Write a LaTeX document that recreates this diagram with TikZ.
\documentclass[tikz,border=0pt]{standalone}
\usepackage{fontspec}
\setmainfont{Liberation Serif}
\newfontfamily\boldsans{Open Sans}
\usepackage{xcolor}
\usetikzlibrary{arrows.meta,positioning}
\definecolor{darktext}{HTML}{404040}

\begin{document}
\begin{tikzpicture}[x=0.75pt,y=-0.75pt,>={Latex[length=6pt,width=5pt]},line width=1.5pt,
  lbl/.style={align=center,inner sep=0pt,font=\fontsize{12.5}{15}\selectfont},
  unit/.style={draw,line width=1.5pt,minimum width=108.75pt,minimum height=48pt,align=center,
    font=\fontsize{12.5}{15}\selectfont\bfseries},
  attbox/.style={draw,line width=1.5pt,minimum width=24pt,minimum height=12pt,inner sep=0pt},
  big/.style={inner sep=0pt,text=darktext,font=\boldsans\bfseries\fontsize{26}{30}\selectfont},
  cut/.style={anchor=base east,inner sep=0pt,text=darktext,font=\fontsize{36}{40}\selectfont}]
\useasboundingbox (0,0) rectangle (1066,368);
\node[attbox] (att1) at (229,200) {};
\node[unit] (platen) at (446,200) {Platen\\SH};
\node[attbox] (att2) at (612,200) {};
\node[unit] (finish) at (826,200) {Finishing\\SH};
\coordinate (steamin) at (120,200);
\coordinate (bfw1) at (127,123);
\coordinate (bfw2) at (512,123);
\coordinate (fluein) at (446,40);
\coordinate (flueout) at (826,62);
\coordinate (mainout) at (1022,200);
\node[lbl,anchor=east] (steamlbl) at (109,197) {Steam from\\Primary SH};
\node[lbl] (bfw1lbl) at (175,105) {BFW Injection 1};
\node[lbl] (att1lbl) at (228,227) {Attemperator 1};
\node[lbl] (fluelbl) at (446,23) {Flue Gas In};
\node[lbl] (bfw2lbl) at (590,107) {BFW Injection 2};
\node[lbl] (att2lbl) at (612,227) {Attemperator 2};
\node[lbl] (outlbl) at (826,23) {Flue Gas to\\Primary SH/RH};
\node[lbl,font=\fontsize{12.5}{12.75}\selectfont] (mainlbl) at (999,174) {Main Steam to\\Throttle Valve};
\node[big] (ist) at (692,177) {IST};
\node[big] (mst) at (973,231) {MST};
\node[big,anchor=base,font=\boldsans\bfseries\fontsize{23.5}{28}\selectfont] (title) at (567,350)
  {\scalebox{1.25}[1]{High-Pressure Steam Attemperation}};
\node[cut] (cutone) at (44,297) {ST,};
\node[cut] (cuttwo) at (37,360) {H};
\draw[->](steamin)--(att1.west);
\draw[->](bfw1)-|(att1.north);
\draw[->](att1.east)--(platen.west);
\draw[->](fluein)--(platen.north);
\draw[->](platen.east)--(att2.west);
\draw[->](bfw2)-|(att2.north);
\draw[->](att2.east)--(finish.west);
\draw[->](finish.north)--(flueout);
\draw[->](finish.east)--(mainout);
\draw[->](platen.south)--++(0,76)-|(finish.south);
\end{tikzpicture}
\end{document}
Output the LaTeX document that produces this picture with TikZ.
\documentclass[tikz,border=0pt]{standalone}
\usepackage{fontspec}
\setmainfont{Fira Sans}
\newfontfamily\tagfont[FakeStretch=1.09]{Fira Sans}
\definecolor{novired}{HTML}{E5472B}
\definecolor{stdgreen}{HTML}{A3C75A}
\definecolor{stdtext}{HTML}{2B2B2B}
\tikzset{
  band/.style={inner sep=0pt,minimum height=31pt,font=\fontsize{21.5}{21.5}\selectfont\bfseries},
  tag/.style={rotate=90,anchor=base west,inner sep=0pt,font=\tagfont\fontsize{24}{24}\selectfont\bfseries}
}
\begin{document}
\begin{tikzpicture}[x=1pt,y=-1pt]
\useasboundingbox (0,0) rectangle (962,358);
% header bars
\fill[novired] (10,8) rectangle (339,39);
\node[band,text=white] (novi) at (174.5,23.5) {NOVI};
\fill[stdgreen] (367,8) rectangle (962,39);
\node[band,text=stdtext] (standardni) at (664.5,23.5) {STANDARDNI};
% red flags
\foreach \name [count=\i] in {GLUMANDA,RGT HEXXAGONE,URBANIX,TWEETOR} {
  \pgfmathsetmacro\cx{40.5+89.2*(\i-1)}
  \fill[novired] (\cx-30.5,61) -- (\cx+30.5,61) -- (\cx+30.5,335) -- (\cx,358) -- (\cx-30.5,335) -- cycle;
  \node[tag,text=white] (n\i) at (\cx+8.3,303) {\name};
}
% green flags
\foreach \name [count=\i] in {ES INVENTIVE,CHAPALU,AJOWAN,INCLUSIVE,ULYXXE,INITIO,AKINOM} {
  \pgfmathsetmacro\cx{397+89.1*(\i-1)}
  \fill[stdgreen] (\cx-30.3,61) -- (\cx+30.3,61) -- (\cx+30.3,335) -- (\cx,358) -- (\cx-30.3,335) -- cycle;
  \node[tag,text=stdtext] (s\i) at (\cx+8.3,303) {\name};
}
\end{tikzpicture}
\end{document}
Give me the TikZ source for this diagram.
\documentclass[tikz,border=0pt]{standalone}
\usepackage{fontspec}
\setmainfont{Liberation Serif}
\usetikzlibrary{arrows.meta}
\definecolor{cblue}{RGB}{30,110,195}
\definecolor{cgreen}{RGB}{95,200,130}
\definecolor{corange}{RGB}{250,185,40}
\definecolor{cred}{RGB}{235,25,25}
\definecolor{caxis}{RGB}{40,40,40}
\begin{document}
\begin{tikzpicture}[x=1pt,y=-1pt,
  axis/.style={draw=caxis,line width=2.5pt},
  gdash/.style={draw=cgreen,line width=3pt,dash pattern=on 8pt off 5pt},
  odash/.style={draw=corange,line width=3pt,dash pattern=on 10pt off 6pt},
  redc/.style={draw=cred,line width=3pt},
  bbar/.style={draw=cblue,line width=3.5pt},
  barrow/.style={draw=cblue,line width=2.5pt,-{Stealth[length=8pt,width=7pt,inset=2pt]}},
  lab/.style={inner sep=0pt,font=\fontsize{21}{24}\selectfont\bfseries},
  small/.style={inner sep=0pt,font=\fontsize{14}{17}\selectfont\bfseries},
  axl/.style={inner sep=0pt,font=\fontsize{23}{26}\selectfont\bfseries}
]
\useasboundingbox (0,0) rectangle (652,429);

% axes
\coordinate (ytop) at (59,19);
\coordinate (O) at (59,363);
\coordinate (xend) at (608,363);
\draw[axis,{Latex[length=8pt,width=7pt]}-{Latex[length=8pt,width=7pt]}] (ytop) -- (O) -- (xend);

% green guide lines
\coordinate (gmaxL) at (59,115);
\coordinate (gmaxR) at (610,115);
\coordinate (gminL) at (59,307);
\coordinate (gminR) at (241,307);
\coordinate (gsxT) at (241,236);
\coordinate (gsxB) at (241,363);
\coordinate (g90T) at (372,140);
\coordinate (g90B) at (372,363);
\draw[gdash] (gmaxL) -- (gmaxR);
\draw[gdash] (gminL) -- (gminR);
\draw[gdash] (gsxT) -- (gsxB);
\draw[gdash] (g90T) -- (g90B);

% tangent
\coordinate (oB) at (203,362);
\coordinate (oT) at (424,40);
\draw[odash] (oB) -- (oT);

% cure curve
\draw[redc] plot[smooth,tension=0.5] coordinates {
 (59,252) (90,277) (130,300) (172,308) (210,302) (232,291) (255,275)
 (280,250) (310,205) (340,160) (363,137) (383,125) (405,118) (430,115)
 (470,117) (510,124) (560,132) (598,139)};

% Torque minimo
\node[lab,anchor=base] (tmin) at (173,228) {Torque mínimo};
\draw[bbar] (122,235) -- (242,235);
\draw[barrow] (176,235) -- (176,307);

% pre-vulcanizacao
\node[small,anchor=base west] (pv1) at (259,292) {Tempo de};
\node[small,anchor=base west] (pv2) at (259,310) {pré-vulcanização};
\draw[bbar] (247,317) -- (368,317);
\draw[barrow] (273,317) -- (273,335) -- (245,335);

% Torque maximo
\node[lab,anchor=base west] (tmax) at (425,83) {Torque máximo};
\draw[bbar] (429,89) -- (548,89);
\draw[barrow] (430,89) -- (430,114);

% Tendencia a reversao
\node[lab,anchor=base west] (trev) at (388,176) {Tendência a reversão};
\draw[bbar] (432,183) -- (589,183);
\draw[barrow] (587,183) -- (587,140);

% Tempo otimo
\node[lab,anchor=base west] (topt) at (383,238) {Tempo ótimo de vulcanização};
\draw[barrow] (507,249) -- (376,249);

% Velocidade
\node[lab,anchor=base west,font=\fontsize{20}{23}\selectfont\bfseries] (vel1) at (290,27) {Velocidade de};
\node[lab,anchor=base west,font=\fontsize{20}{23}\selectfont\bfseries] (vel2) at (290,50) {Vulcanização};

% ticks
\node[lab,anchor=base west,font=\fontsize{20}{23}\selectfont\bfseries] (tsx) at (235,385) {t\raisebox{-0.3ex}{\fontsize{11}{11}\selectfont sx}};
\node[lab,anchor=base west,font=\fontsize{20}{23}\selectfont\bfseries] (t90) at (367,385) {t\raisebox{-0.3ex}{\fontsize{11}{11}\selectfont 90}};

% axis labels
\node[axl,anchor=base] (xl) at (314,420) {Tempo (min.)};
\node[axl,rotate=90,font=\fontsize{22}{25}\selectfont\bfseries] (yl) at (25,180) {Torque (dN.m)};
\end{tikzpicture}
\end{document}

* Work instructions: Output, from the data above, the lines from the line with "Give me the TikZ source for this diagram." to the line with "(0,0) rectangle (652,429);" exactly as they stand, both ends included and nothing else.

* Answer below:
Give me the TikZ source for this diagram.
\documentclass[tikz,border=0pt]{standalone}
\usepackage{fontspec}
\setmainfont{Liberation Serif}
\usetikzlibrary{arrows.meta}
\definecolor{cblue}{RGB}{30,110,195}
\definecolor{cgreen}{RGB}{95,200,130}
\definecolor{corange}{RGB}{250,185,40}
\definecolor{cred}{RGB}{235,25,25}
\definecolor{caxis}{RGB}{40,40,40}
\begin{document}
\begin{tikzpicture}[x=1pt,y=-1pt,
  axis/.style={draw=caxis,line width=2.5pt},
  gdash/.style={draw=cgreen,line width=3pt,dash pattern=on 8pt off 5pt},
  odash/.style={draw=corange,line width=3pt,dash pattern=on 10pt off 6pt},
  redc/.style={draw=cred,line width=3pt},
  bbar/.style={draw=cblue,line width=3.5pt},
  barrow/.style={draw=cblue,line width=2.5pt,-{Stealth[length=8pt,width=7pt,inset=2pt]}},
  lab/.style={inner sep=0pt,font=\fontsize{21}{24}\selectfont\bfseries},
  small/.style={inner sep=0pt,font=\fontsize{14}{17}\selectfont\bfseries},
  axl/.style={inner sep=0pt,font=\fontsize{23}{26}\selectfont\bfseries}
]
\useasboundingbox (0,0) rectangle (652,429);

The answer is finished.